- _What to work on_
Quote the data below in full, minus the images.

┌─ Data segment

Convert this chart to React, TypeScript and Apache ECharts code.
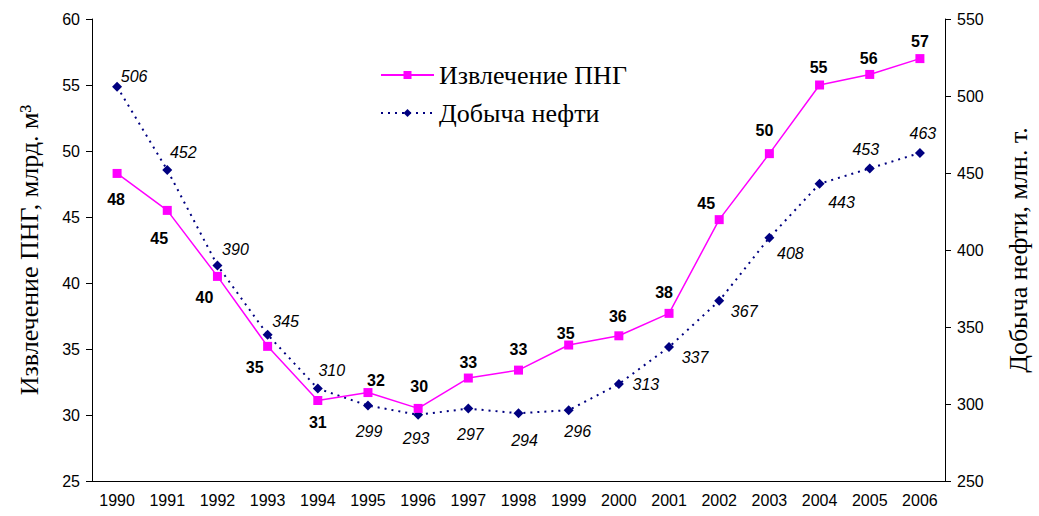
import React, { useEffect, useRef } from "react";
import * as echarts from "echarts";

const years = ["1990","1991","1992","1993","1994","1995","1996","1997","1998","1999","2000","2001","2002","2003","2004","2005","2006"];
const pngValues = [48.3, 45.5, 40.5, 35.2, 31.1, 31.7, 30.5, 32.8, 33.4, 35.3, 36.0, 37.7, 44.8, 49.8, 55.0, 55.8, 57.0];
const pngLabels = ["48","45","40","35","31","32","30","33","33","35","36","38","45","50","55","56","57"];
const oilValues = [506, 452, 390, 345, 310, 299, 293, 297, 294, 296, 313, 337, 367, 408, 443, 453, 463];

const pngLabelOffsets = [[-1,26],[-8,28],[-13,21],[-13,21],[0,22],[8,-12],[1,-22],[0,-16],[0,-21],[-3,-12],[-1,-19],[-5,-21],[-13,-16],[-5,-23],[-1,-18],[-1,-16],[0,-17]];
const oilLabelOffsets = [[17,-10],[16,-17],[18,-16],[18,-13],[14,-18],[1,26],[-2,24],[2,26],[6,27],[9,21],[27,1],[26,10],[25,11],[21,16],[22,19],[-4,-19],[3,-19]];

export default function App() {
  const ref = useRef<HTMLDivElement>(null);
  useEffect(() => {
    const chart = echarts.init(ref.current!, null, { renderer: "svg" });
    const sans = "Liberation Sans, Arial, sans-serif";
    const serif = "Liberation Serif, Times New Roman, serif";
    chart.setOption({
      animation: false,
      backgroundColor: "#fff",
      grid: { left: 92, right: 89, top: 19, bottom: 35 },
      legend: {
        orient: "vertical",
        left: 375,
        top: 57,
        itemWidth: 53,
        itemHeight: 10,
        itemGap: 12,
        textStyle: { fontFamily: serif, fontSize: 26, color: "#000" },
        data: ["Извлечение ПНГ", "Добыча нефти"],
      },
      xAxis: {
        type: "category",
        data: years,
        boundaryGap: true,
        axisLine: { lineStyle: { color: "#000", width: 1 } },
        axisTick: { length: 5, lineStyle: { color: "#000" } },
        axisLabel: { fontFamily: sans, fontSize: 16, color: "#000", margin: 11 },
      },
      yAxis: [
        {
          type: "value",
          min: 25,
          max: 60,
          interval: 5,
          position: "left",
          name: "Извлечение ПНГ, млрд. м³",
          nameLocation: "middle",
          nameRotate: 90,
          nameGap: 50,
          nameTextStyle: { fontFamily: serif, fontSize: 26, color: "#000" },
          splitLine: { show: false },
          axisLine: { show: true, lineStyle: { color: "#000" } },
          axisTick: { show: true, length: 6, lineStyle: { color: "#000" } },
          axisLabel: { fontFamily: sans, fontSize: 16, color: "#000", margin: 12 },
        },
        {
          type: "value",
          min: 250,
          max: 550,
          interval: 50,
          position: "right",
          name: "Добыча нефти, млн. т.",
          nameLocation: "middle",
          nameRotate: 90,
          nameGap: 60,
          nameTextStyle: { fontFamily: serif, fontSize: 26, color: "#000" },
          splitLine: { show: false },
          axisLine: { show: true, lineStyle: { color: "#000" } },
          axisTick: { show: true, length: 6, lineStyle: { color: "#000" } },
          axisLabel: { fontFamily: sans, fontSize: 16, color: "#000", margin: 12 },
        },
      ],
      series: [
        {
          name: "Извлечение ПНГ",
          type: "line",
          yAxisIndex: 0,
          symbol: "rect",
          symbolSize: 9,
          itemStyle: { color: "#FF00FF" },
          lineStyle: { color: "#FF00FF", width: 1.5 },
          data: pngValues.map((v, i) => ({
            value: v,
            label: {
              show: true,
              position: "inside",
              offset: pngLabelOffsets[i],
              formatter: pngLabels[i],
              fontFamily: sans,
              fontSize: 16,
              fontWeight: "bold",
              color: "#000",
            },
          })),
          z: 3,
        },
        {
          name: "Добыча нефти",
          type: "line",
          yAxisIndex: 1,
          symbol: "diamond",
          symbolSize: 10,
          itemStyle: { color: "#000080" },
          lineStyle: { color: "#000080", width: 2, type: [2, 5] },
          data: oilValues.map((v, i) => ({
            value: v,
            label: {
              show: true,
              position: "inside",
              offset: oilLabelOffsets[i],
              fontFamily: sans,
              fontSize: 16,
              fontStyle: "italic",
              color: "#000",
            },
          })),
          z: 2,
        },
      ],
    });
    return () => chart.dispose();
  }, []);
  return <div ref={ref} style={{ position: "absolute", left: 0, top: 0, width: 1039, height: 516 }} />;
}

└─

- _Reply_
Convert this chart to React, TypeScript and Apache ECharts code.
import React, { useEffect, useRef } from "react";
import * as echarts from "echarts";

const years = ["1990","1991","1992","1993","1994","1995","1996","1997","1998","1999","2000","2001","2002","2003","2004","2005","2006"];
const pngValues = [48.3, 45.5, 40.5, 35.2, 31.1, 31.7, 30.5, 32.8, 33.4, 35.3, 36.0, 37.7, 44.8, 49.8, 55.0, 55.8, 57.0];
const pngLabels = ["48","45","40","35","31","32","30","33","33","35","36","38","45","50","55","56","57"];
const oilValues = [506, 452, 390, 345, 310, 299, 293, 297, 294, 296, 313, 337, 367, 408, 443, 453, 463];

const pngLabelOffsets = [[-1,26],[-8,28],[-13,21],[-13,21],[0,22],[8,-12],[1,-22],[0,-16],[0,-21],[-3,-12],[-1,-19],[-5,-21],[-13,-16],[-5,-23],[-1,-18],[-1,-16],[0,-17]];
const oilLabelOffsets = [[17,-10],[16,-17],[18,-16],[18,-13],[14,-18],[1,26],[-2,24],[2,26],[6,27],[9,21],[27,1],[26,10],[25,11],[21,16],[22,19],[-4,-19],[3,-19]];

export default function App() {
  const ref = useRef<HTMLDivElement>(null);
  useEffect(() => {
    const chart = echarts.init(ref.current!, null, { renderer: "svg" });
    const sans = "Liberation Sans, Arial, sans-serif";
    const serif = "Liberation Serif, Times New Roman, serif";
    chart.setOption({
      animation: false,
      backgroundColor: "#fff",
      grid: { left: 92, right: 89, top: 19, bottom: 35 },
      legend: {
        orient: "vertical",
        left: 375,
        top: 57,
        itemWidth: 53,
        itemHeight: 10,
        itemGap: 12,
        textStyle: { fontFamily: serif, fontSize: 26, color: "#000" },
        data: ["Извлечение ПНГ", "Добыча нефти"],
      },
      xAxis: {
        type: "category",
        data: years,
        boundaryGap: true,
        axisLine: { lineStyle: { color: "#000", width: 1 } },
        axisTick: { length: 5, lineStyle: { color: "#000" } },
        axisLabel: { fontFamily: sans, fontSize: 16, color: "#000", margin: 11 },
      },
      yAxis: [
        {
          type: "value",
          min: 25,
          max: 60,
          interval: 5,
          position: "left",
          name: "Извлечение ПНГ, млрд. м³",
          nameLocation: "middle",
          nameRotate: 90,
          nameGap: 50,
          nameTextStyle: { fontFamily: serif, fontSize: 26, color: "#000" },
          splitLine: { show: false },
          axisLine: { show: true, lineStyle: { color: "#000" } },
          axisTick: { show: true, length: 6, lineStyle: { color: "#000" } },
          axisLabel: { fontFamily: sans, fontSize: 16, color: "#000", margin: 12 },
        },
        {
          type: "value",
          min: 250,
          max: 550,
          interval: 50,
          position: "right",
          name: "Добыча нефти, млн. т.",
          nameLocation: "middle",
          nameRotate: 90,
          nameGap: 60,
          nameTextStyle: { fontFamily: serif, fontSize: 26, color: "#000" },
          splitLine: { show: false },
          axisLine: { show: true, lineStyle: { color: "#000" } },
          axisTick: { show: true, length: 6, lineStyle: { color: "#000" } },
          axisLabel: { fontFamily: sans, fontSize: 16, color: "#000", margin: 12 },
        },
      ],
      series: [
        {
          name: "Извлечение ПНГ",
          type: "line",
          yAxisIndex: 0,
          symbol: "rect",
          symbolSize: 9,
          itemStyle: { color: "#FF00FF" },
          lineStyle: { color: "#FF00FF", width: 1.5 },
          data: pngValues.map((v, i) => ({
            value: v,
            label: {
              show: true,
              position: "inside",
              offset: pngLabelOffsets[i],
              formatter: pngLabels[i],
              fontFamily: sans,
              fontSize: 16,
              fontWeight: "bold",
              color: "#000",
            },
          })),
          z: 3,
        },
        {
          name: "Добыча нефти",
          type: "line",
          yAxisIndex: 1,
          symbol: "diamond",
          symbolSize: 10,
          itemStyle: { color: "#000080" },
          lineStyle: { color: "#000080", width: 2, type: [2, 5] },
          data: oilValues.map((v, i) => ({
            value: v,
            label: {
              show: true,
              position: "inside",
              offset: oilLabelOffsets[i],
              fontFamily: sans,
              fontSize: 16,
              fontStyle: "italic",
              color: "#000",
            },
          })),
          z: 2,
        },
      ],
    });
    return () => chart.dispose();
  }, []);
  return <div ref={ref} style={{ position: "absolute", left: 0, top: 0, width: 1039, height: 516 }} />;
}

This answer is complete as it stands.